Tying the two together is the Zone System (Ansel Adams; Adams, The Negative, Adams, The Print). It is a disciplined method for mapping the scene's luminances onto the print's tones: meter the important values in the scene, decide which print tone — which "zone," from black through middle gray to paper white — each should land on, then control exposure and development of the negative, and the dodging and burning of the print, to put them there. The Zone System is tone mapping as deliberate craft — it sets the global transfer (where the metered values land on the curve) and the local adjustments (which regions get dodged or burned), and it did all of this decades before any computation existed.

So the bridge to land is exact.

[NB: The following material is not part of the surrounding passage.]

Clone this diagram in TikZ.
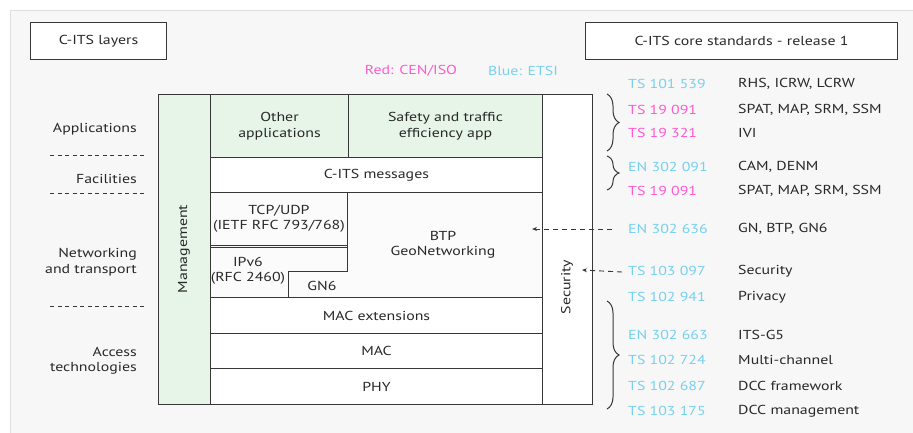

Digital global tone mapping = the characteristic curve — toe, straight-line, shoulder, now an arbitrary function instead of fixed chemistry. Digital local tone mapping = dodge and burn plus the Zone System — region-by-region brightening and darkening, now automatic and per-pixel instead of by hand under the enlarger (Figure 8.1.3). The computation did not invent tone control; it mechanized a century-old craft and made it instant and repeatable. This is the same continuity Adams drew when he called the negative the score and the print the performance — the negative records what was there, the print is an interpretation, and tone mapping is where the interpretation happens (cross-ref Human factors and the art of photography; the Introduction's score-and-performance analogy).